I took a couple of day trips to the Inca sites surrounding Cusco. Each time there were only a couple of other English speakers on the trips, the majority of tourists are from other South American counties with a lot of visitors native to Peru as well. The guides give the info in English and Spanish but its obvious that the English version is much briefer, as a result I often didn’t really know what I was looking at
I was heading over to pick up the tour, crossing the busy street of Aveneda del Sol when I noticed a man dressed up in a mask and brandishing a whip running along the middle of the road holding up a sign. Due to his silly costume I thought he was a street entertainer so continued to cross. When I got to the middle I realised the sign was instructing people not to cross and the weird little man was deliberately blocking my way to stop me crossing, almost getting me run over because I was stuck in the road! So I dodged him to get out of the traffic and ran across, and he whipped me!! Yes I got whipped on the ass. I was so shocked there wasn’t really anything I could do!
So on to Machu Picchu! I had thought that I would be part of a group but once again I was just handed a set of vouchers and I was on my own
We arrived at Aguas Calientes and found the hotel that the wet couple and me were staying in and disappointingly it was pouring down and there wasn’t really anything to do by myself so I whiled the afternoon away in a café before getting an early night because it was a 5am start the next day.
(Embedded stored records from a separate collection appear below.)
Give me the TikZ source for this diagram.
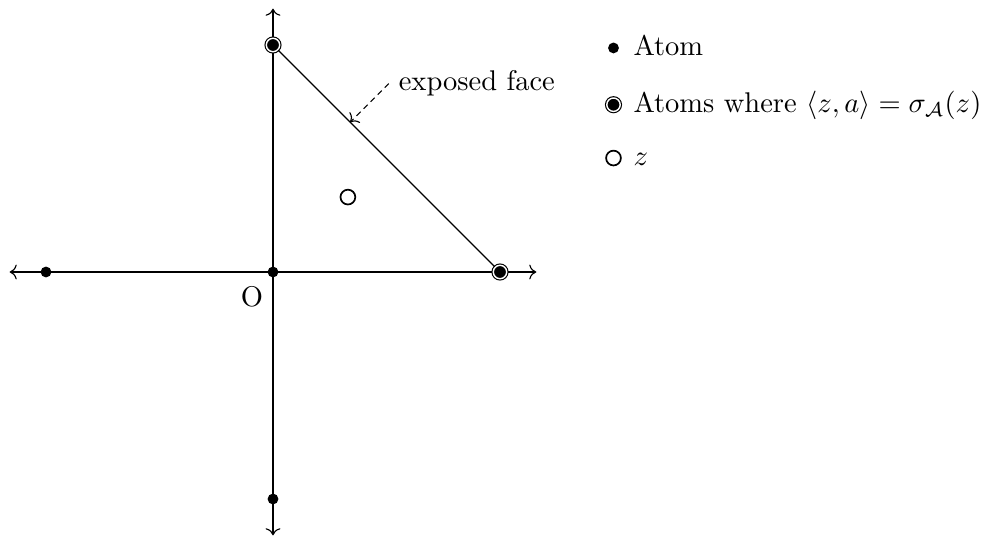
\documentclass[tikz,border=0pt]{standalone}
\usepackage{amsmath,amssymb}
\usetikzlibrary{arrows.meta,positioning}

\begin{document}
\begin{tikzpicture}[
  x=2.8cm, y=2.8cm,
  atom/.style={circle, fill=black, inner sep=0pt, minimum size=3.8pt},
  faceatom/.style={circle, draw=black, fill=black, double=white,
                   double distance=0.5pt, inner sep=0pt, minimum size=4.7pt},
  zpoint/.style={circle, draw=black, fill=white, line width=0.6pt,
                 inner sep=0pt, minimum size=5.2pt},
  keytext/.style={anchor=west, text height=1.5ex, text depth=.25ex},
  facearrow/.style={->, dash pattern=on 2pt off 1.5pt}
]
\useasboundingbox (-1.2026,-1.1718) rectangle (3.1718,1.1982);

% Axes
\coordinate (xmin) at (-1.16,0);
\coordinate (xmax) at (1.16,0);
\coordinate (ymin) at (0,-1.16);
\coordinate (ymax) at (0,1.16);
\draw[<->] (xmin) -- (xmax);
\draw[<->] (ymin) -- (ymax);

% Atoms
\node[atom]     (orig)  at (0,0)  {};
\node[atom]     (aleft) at (-1,0) {};
\node[atom]     (adown) at (0,-1) {};
\node[faceatom] (atop)  at (0,1)  {};
\node[faceatom] (aright) at (1,0) {};
\node[anchor=north east] (olabel) at (0,-0.02) {O};

% Exposed face
\draw (atop) -- (aright);
\coordinate (face) at (0.34,0.66);
\node[anchor=west] (facelbl) at (0.51,0.83) {exposed face};
\draw[facearrow] (facelbl.west) -- (face);

% The point z
\node[zpoint] (zpt) at (0.33,0.33) {};

% Legend
\node[atom]     (keyatom) at (1.5,0.987) {};
\node[faceatom] (keyface) at (1.5,0.737) {};
\node[zpoint]   (keyz)    at (1.5,0.502) {};
\node[keytext] (keyatomlbl) at (1.544,0.987) {Atom};
\node[keytext] (keyfacelbl) at (1.544,0.737) {Atoms where $\langle z,a\rangle=\sigma_{\mathcal{A}}(z)$};
\node[keytext] (keyzlbl)    at (1.544,0.502) {$z$};

\end{tikzpicture}
\end{document}
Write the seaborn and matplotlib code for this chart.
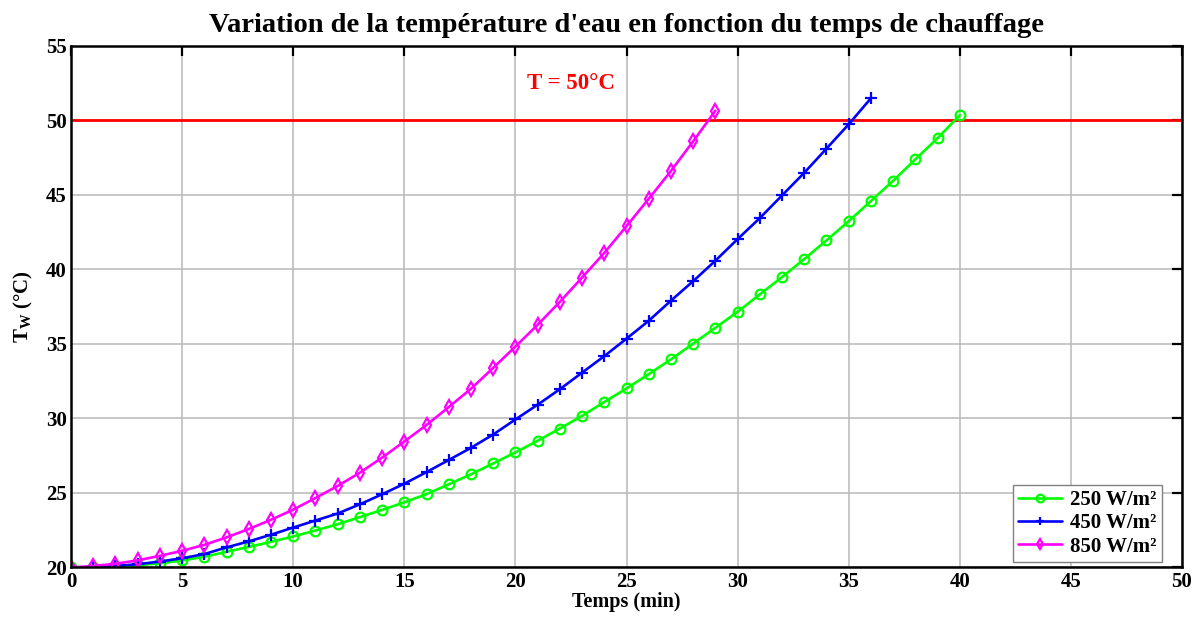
import matplotlib
matplotlib.use("Agg")
import matplotlib.pyplot as plt
import numpy as np
import pandas as pd
import seaborn as sns

# Heating time (minutes) and water temperature (°C) for each irradiance level
temps_250 = [20.0, 20.02, 20.07, 20.16, 20.28, 20.47, 20.72, 21.05, 21.38, 21.72,
             22.08, 22.48, 22.9, 23.38, 23.86, 24.37, 24.92, 25.58, 26.25, 26.98,
             27.72, 28.5, 29.32, 30.17, 31.1, 32.01, 32.97, 33.96, 35.02, 36.08,
             37.15, 38.32, 39.48, 40.69, 41.94, 43.23, 44.58, 45.94, 47.38, 48.8,
             50.34]
temps_450 = [20.0, 20.03, 20.1, 20.22, 20.4, 20.62, 20.9, 21.35, 21.75, 22.2,
             22.68, 23.15, 23.62, 24.24, 24.91, 25.62, 26.4, 27.21, 28.03, 28.92,
             29.93, 30.92, 31.96, 33.07, 34.18, 35.35, 36.55, 37.9, 39.21, 40.58,
             42.03, 43.44, 44.96, 46.48, 48.1, 49.73, 51.48]
temps_850 = [20.0, 20.1, 20.25, 20.48, 20.78, 21.12, 21.52, 22.02, 22.58, 23.2,
             23.88, 24.66, 25.47, 26.36, 27.37, 28.45, 29.56, 30.76, 31.99, 33.39,
             34.82, 36.28, 37.82, 39.45, 41.1, 42.9, 44.73, 46.6, 48.59, 50.64]

series_labels = ["250 W/m²", "450 W/m²", "850 W/m²"]
series_values = [temps_250, temps_450, temps_850]
series_colors = ["#00ff00", "#0000ff", "#ff00ff"]
series_markers = ["o", "+", "d"]

threshold = 50
threshold_label = "T = 50°C"

x_ticks = [0, 5, 10, 15, 20, 25, 30, 35, 40, 45, 50]
y_ticks = [20, 25, 30, 35, 40, 45, 50, 55]

sns.set_style("white")
plt.rcParams["font.family"] = ["Liberation Serif", "DejaVu Serif"]
plt.rcParams["font.weight"] = "bold"
plt.rcParams["text.color"] = "black"
plt.rcParams["axes.labelcolor"] = "black"
plt.rcParams["mathtext.fontset"] = "custom"
plt.rcParams["mathtext.rm"] = "Liberation Serif:bold"
plt.rcParams["mathtext.it"] = "Liberation Serif:bold"

frames = []
for label, vals in zip(series_labels, series_values):
    frames.append(pd.DataFrame({"Temps": np.arange(len(vals)), "T": vals, "Série": label}))
df = pd.concat(frames, ignore_index=True)

fig = plt.figure(figsize=(11.92, 6.2), dpi=100)
ax = fig.add_axes([0.0596, 0.0847, 0.9320, 0.8415])

for label, color, marker in zip(series_labels, series_colors, series_markers):
    sub = df[df["Série"] == label]
    sns.lineplot(data=sub, x="Temps", y="T", ax=ax, color=color, label=label,
                 linewidth=1.9, marker=marker, markersize=7 if marker != "+" else 8,
                 markerfacecolor="none", markeredgecolor=color, markeredgewidth=1.6,
                 estimator=None, sort=False)

ax.axhline(threshold, color="#ff0000", linewidth=2.0, zorder=1)
ax.text(22.5, 52.5, threshold_label, color="#ff0000", fontsize=16.5,
        fontweight="bold", ha="center", va="center")

ax.set_xlim(0, 50)
ax.set_ylim(20, 55)
ax.set_xticks(x_ticks)
ax.set_yticks(y_ticks)
ax.grid(True, color="#b8b8b8", linewidth=1.1)
ax.set_axisbelow(True)

for spine in ax.spines.values():
    spine.set_color("black")
    spine.set_linewidth(1.8)

ax.tick_params(axis="both", direction="in", length=7, width=1.6,
               top=True, right=True, labelsize=15, pad=3, colors="black")
for lbl in ax.get_xticklabels() + ax.get_yticklabels():
    lbl.set_fontweight("bold")

ax.set_xlabel("Temps (min)", fontsize=14.5, fontweight="bold", labelpad=0, color="black")
ax.set_ylabel("T$_{\\mathrm{W}}$ (°C)", fontsize=15, fontweight="bold", labelpad=8, color="black")
ax.set_title("Variation de la température d'eau en fonction du temps de chauffage",
             fontsize=20.5, fontweight="bold", pad=10, color="black")

leg = ax.legend(loc="lower right", bbox_to_anchor=(0.982, 0.011), fontsize=15,
                frameon=True, fancybox=False, edgecolor="#808080", framealpha=1,
                handlelength=2.1, borderaxespad=0, labelspacing=0.15,
                borderpad=0.25, handletextpad=0.4, markerscale=0.8)
leg.get_frame().set_linewidth(1.0)
for t in leg.get_texts():
    t.set_fontweight("bold")
    t.set_color("black")

fig.savefig("out.png", dpi=100)
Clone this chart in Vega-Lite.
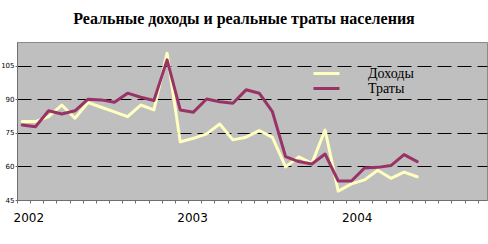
{
  "$schema": "https://vega.github.io/schema/vega-lite/v6.json",
  "width": 470,
  "height": 158,
  "autosize": {"type": "none"},
  "padding": {"left": 17, "top": 42, "right": 1, "bottom": 44},
  "background": "white",
  "title": {
    "text": "Реальные доходы и реальные траты населения",
    "font": "Liberation Serif",
    "fontSize": 16,
    "fontWeight": "bold",
    "color": "#000000",
    "anchor": "middle",
    "dx": -8,
    "offset": 15
  },
  "config": {
    "view": {"stroke": "#8a8a8a", "fill": "#bfbfbf", "strokeWidth": 1}
  },
  "data": {
    "values": [
      {"t": 0, "series": "Доходы", "value": 80.1},
      {"t": 1, "series": "Доходы", "value": 80.1},
      {"t": 2, "series": "Доходы", "value": 82.3},
      {"t": 3, "series": "Доходы", "value": 87.5},
      {"t": 4, "series": "Доходы", "value": 81.6},
      {"t": 5, "series": "Доходы", "value": 88.6},
      {"t": 6, "series": "Доходы", "value": 86.5},
      {"t": 7, "series": "Доходы", "value": 84.4},
      {"t": 8, "series": "Доходы", "value": 82.3},
      {"t": 9, "series": "Доходы", "value": 87.5},
      {"t": 10, "series": "Доходы", "value": 85.3},
      {"t": 11, "series": "Доходы", "value": 110.7},
      {"t": 12, "series": "Доходы", "value": 71.0},
      {"t": 13, "series": "Доходы", "value": 72.6},
      {"t": 14, "series": "Доходы", "value": 74.6},
      {"t": 15, "series": "Доходы", "value": 79.0},
      {"t": 16, "series": "Доходы", "value": 71.9},
      {"t": 17, "series": "Доходы", "value": 73.1},
      {"t": 18, "series": "Доходы", "value": 76.1},
      {"t": 19, "series": "Доходы", "value": 73.0},
      {"t": 20, "series": "Доходы", "value": 59.8},
      {"t": 21, "series": "Доходы", "value": 64.3},
      {"t": 22, "series": "Доходы", "value": 61.4},
      {"t": 23, "series": "Доходы", "value": 76.3},
      {"t": 24, "series": "Доходы", "value": 49.0},
      {"t": 25, "series": "Доходы", "value": 52.2},
      {"t": 26, "series": "Доходы", "value": 54.0},
      {"t": 27, "series": "Доходы", "value": 58.3},
      {"t": 28, "series": "Доходы", "value": 54.7},
      {"t": 29, "series": "Доходы", "value": 57.5},
      {"t": 30, "series": "Доходы", "value": 55.4},
      {"t": 0, "series": "Траты", "value": 78.6},
      {"t": 1, "series": "Траты", "value": 77.8},
      {"t": 2, "series": "Траты", "value": 84.9},
      {"t": 3, "series": "Траты", "value": 83.5},
      {"t": 4, "series": "Траты", "value": 84.9},
      {"t": 5, "series": "Траты", "value": 90.1},
      {"t": 6, "series": "Траты", "value": 89.8},
      {"t": 7, "series": "Траты", "value": 88.7},
      {"t": 8, "series": "Траты", "value": 92.8},
      {"t": 9, "series": "Траты", "value": 91.0},
      {"t": 10, "series": "Траты", "value": 89.5},
      {"t": 11, "series": "Траты", "value": 107.7},
      {"t": 12, "series": "Траты", "value": 85.3},
      {"t": 13, "series": "Траты", "value": 84.3},
      {"t": 14, "series": "Траты", "value": 90.2},
      {"t": 15, "series": "Траты", "value": 89.0},
      {"t": 16, "series": "Траты", "value": 88.3},
      {"t": 17, "series": "Траты", "value": 94.3},
      {"t": 18, "series": "Траты", "value": 92.8},
      {"t": 19, "series": "Траты", "value": 84.5},
      {"t": 20, "series": "Траты", "value": 64.4},
      {"t": 21, "series": "Траты", "value": 62.2},
      {"t": 22, "series": "Траты", "value": 61.1},
      {"t": 23, "series": "Траты", "value": 65.6},
      {"t": 24, "series": "Траты", "value": 53.5},
      {"t": 25, "series": "Траты", "value": 53.5},
      {"t": 26, "series": "Траты", "value": 59.3},
      {"t": 27, "series": "Траты", "value": 59.6},
      {"t": 28, "series": "Траты", "value": 60.4},
      {"t": 29, "series": "Траты", "value": 65.3},
      {"t": 30, "series": "Траты", "value": 62.2}
    ]
  },
  "mark": {"type": "line", "strokeWidth": 3, "strokeJoin": "round", "strokeCap": "round"},
  "encoding": {
    "x": {
      "field": "t",
      "type": "quantitative",
      "scale": {"domain": [-0.4, 35.3], "nice": false, "zero": false},
      "axis": {
        "title": null,
        "grid": false,
        "domainColor": "#6e6e6e",
        "tickColor": "#6e6e6e",
        "tickSize": 3,
        "values": [-0.4, 0.6, 1.6, 2.6, 3.6, 4.6, 5.6, 6.6, 7.6, 8.6, 9.6, 10.6, 11.6, 12.6, 13.6, 14.6, 15.6, 16.6, 17.6, 18.6, 19.6, 20.6, 21.6, 22.6, 23.6, 24.6, 25.6, 26.6, 27.6, 28.6, 29.6, 30.6, 31.6, 32.6, 33.6, 34.6, 0.46, 12.9, 25.4],
        "tickOpacity": {"condition": {"test": "datum.value == 0.46 || datum.value == 12.9 || datum.value == 25.4", "value": 0}, "value": 1},
        "labelExpr": "datum.value == 0.46 ? '2002' : datum.value == 12.9 ? '2003' : datum.value == 25.4 ? '2004' : ''",
        "labelFont": "DejaVu Sans",
        "labelFontSize": 12,
        "labelColor": "#000000",
        "labelPadding": 9,
        "labelOverlap": false,
        "labelFlush": false
      }
    },
    "y": {
      "field": "value",
      "type": "quantitative",
      "scale": {"domain": [45, 115.7], "nice": false, "zero": false},
      "axis": {
        "title": null,
        "values": [45, 60, 75, 90, 105],
        "grid": true,
        "gridColor": "#000000",
        "gridDash": [14, 6],
        "gridWidth": 1,
        "gridOpacity": {"condition": {"test": "datum.value == 45", "value": 0}, "value": 1},
        "domainColor": "#6e6e6e",
        "tickColor": "#6e6e6e",
        "tickSize": 2,
        "labelFont": "DejaVu Sans",
        "labelFontSize": 7,
        "labelColor": "#000000",
        "labelPadding": 1
      }
    },
    "color": {
      "field": "series",
      "type": "nominal",
      "scale": {"domain": ["Доходы", "Траты"], "range": ["#ffffc0", "#993366"]},
      "legend": {
        "title": null,
        "orient": "none",
        "legendX": 295,
        "legendY": 24,
        "symbolType": "stroke",
        "symbolSize": 676,
        "symbolStrokeWidth": 3,
        "clipHeight": 15,
        "labelFont": "Liberation Serif",
        "labelFontSize": 14,
        "labelColor": "#000000",
        "labelOffset": 27,
        "rowPadding": 0
      }
    }
  }
}
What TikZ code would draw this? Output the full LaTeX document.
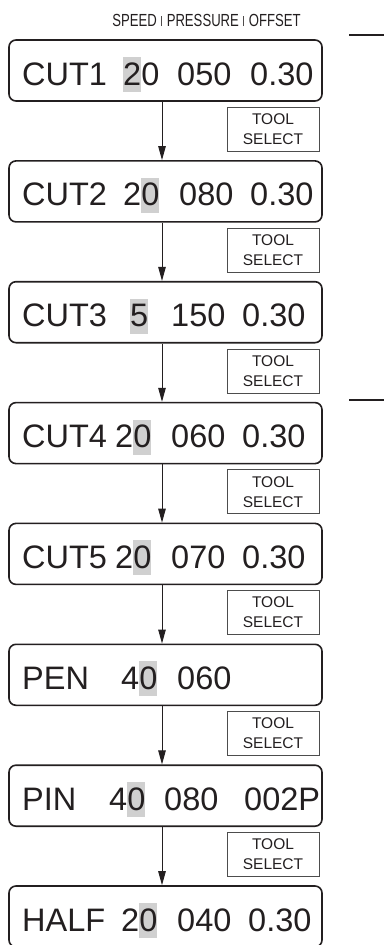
\documentclass[tikz,border=0pt]{standalone}
\usepackage{fontspec}
\setmainfont{Liberation Sans}
\usetikzlibrary{arrows.meta}
\definecolor{ink}{HTML}{231F20}
\definecolor{hlgray}{HTML}{D0D0D0}
\definecolor{tsline}{HTML}{4D4D4D}
\newcommand\hlbox[1]{{\setlength\fboxsep{0pt}\colorbox{hlgray}{\rule[-7pt]{0pt}{35pt}#1}}}
\newcommand\hdrbar{\textcolor{ink!80}{\rule[0pt]{1.3pt}{10pt}}}
\tikzset{
  rowbox/.style={draw=ink, line width=1.6pt, rounded corners=7pt,
    minimum width=313pt, minimum height=61pt, inner sep=0pt},
  tok/.style={anchor=base west, inner sep=0pt,
    font=\fontsize{32.5}{39}\selectfont, text=ink},
  toolbox/.style={draw=tsline, line width=0.9pt, minimum width=92pt,
    minimum height=44pt, inner sep=0pt, align=center, anchor=north,
    font=\fontsize{15.5}{20}\selectfont, text=ink},
  flow/.style={draw=ink, line width=1pt, -{Triangle[length=14pt,width=7.5pt]}},
  hdrtext/.style={anchor=base, inner sep=0pt,
    font=\fontsize{17.5}{20}\selectfont, text=ink},
  sideline/.style={draw=ink, line width=1.4pt}
}
% \rowline{k}{top}{A}{B}{xB}{C}{xC}{D}{xD}
\newcommand\rowline[9]{%
  \node[rowbox] (r#1) at (165.5,#2+30.5) {};
  \node[tok] (t#1a) at (22,#2+45) {#3};
  \node[tok] (t#1b) at (#5-1,#2+45) {#4};
  \node[tok] (t#1c) at (#7-1,#2+45) {#6};
  \node[tok] (t#1d) at (#9-1,#2+45) {#8};
}
\begin{document}
\begin{tikzpicture}[x=1pt,y=-1pt]
\useasboundingbox (0,0) rectangle (384,945);
\clip (0,0) rectangle (384,945);
\fill[white] (0,0) rectangle (384,945);

% header
\node[hdrtext] (hdr) at (206.5,26) {\scalebox{0.75}[1]{SPEED\hspace{6pt}\hdrbar\hspace{6pt}PRESSURE\hspace{6pt}\hdrbar\hspace{6pt}OFFSET}};

% right-hand lines
\coordinate (m1a) at (349,35);
\coordinate (m1b) at (384,35);
\coordinate (m2a) at (349,400);
\coordinate (m2b) at (384,400);
\draw[sideline] (m1a) -- (m1b);
\draw[sideline] (m2a) -- (m2b);

% arrow column
\coordinate (ax) at (162,0);

% rows
\rowline{1}{40}{CUT1}{\hlbox{2}0}{124}{050}{178}{0.30}{251}
\rowline{2}{160.9}{CUT2}{2\hlbox{0}}{124}{080}{180}{0.30}{251}
\rowline{3}{281.7}{CUT3}{\hlbox{5}}{131}{150}{172}{0.30}{243}
\rowline{4}{402.6}{CUT4}{2\hlbox{0}}{116}{060}{172}{0.30}{243}
\rowline{5}{523.4}{CUT5}{2\hlbox{0}}{116}{070}{172}{0.30}{243}
\node[rowbox] (r6) at (165.5,644.3+30.5) {};
\node[tok] (t6a) at (22,644.3+45) {PEN};
\node[tok] (t6b) at (121,644.3+45) {4\hlbox{0}};
\node[tok] (t6c) at (177,644.3+45) {060};
\rowline{7}{765.2}{PIN}{4\hlbox{0}}{110}{080}{165}{002P}{245}
\rowline{8}{886}{HALF}{2\hlbox{0}}{122}{040}{178}{0.30}{249}

% tool select boxes and arrows
\foreach \k in {1,...,7}{
  \pgfmathtruncatemacro\nk{\k+1}
  \node[toolbox] (ts\k) at ([yshift=-5pt]r\k.south -| 273,0) {TOOL\\SELECT};
  \draw[flow] (r\k.south -| ax) -- (r\nk.north -| ax);
}
\end{tikzpicture}
\end{document}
The town is a nice place set right in the valley with great views but its all tourist restaurants and tourist prices. At 9pm I went out to get some food to find that the entire place was shut down and I had to settle for Pringles.
On Sunday it was finally time to get to Machu Picchu
The tour was a bit rubbish really, about 30 people in the group and it didn’t get off to a good start when they left me behind as I was coming through the ticket barriers. I eventually found them at the top and the guide just recited information from the ticket – if I hear one more time about the condor representing the heavens, the puma on the land and the snake (or esnake as they say) the underworld I will scream!
After the tour I had decided to climb Huayna Picchu. It looked worrying high from the ground! 200 people can go up at 7am and 200 at 11am. I set off with the 11am group and it was surprisingly good fun, the steps were incredibly steep andn everyone was stopping to catch their breath every few minutes. I made it to the top in the hour they say it takes after parts so steep you have to pull yourself up with a rope and a bit at the very top where we had to crawl though a cave then climb up a ladder, all worth it to sit on the rocks at the top and look down at Macchu Pichu. I then saw how windy the road up was! I felt a real sense of achievement reaching the top and it wasn’t as difficult as I expected. Going down was fun, there were some women who were scared of heights and practically crawling down, complaining about the lack of barriers
After a ridiculously priced lunch (8 pounds for a sandwich) I spent a few hours exploring the rest of the huge sight before the afternoon rain came. After a very long day it was time to return to Aguas Calientes and the return train. So Machu Picchu definitely lived up to it’s reputation and it’s been one of the most memorable experiences of the year :) But now I want to come back and do the Inca Trek!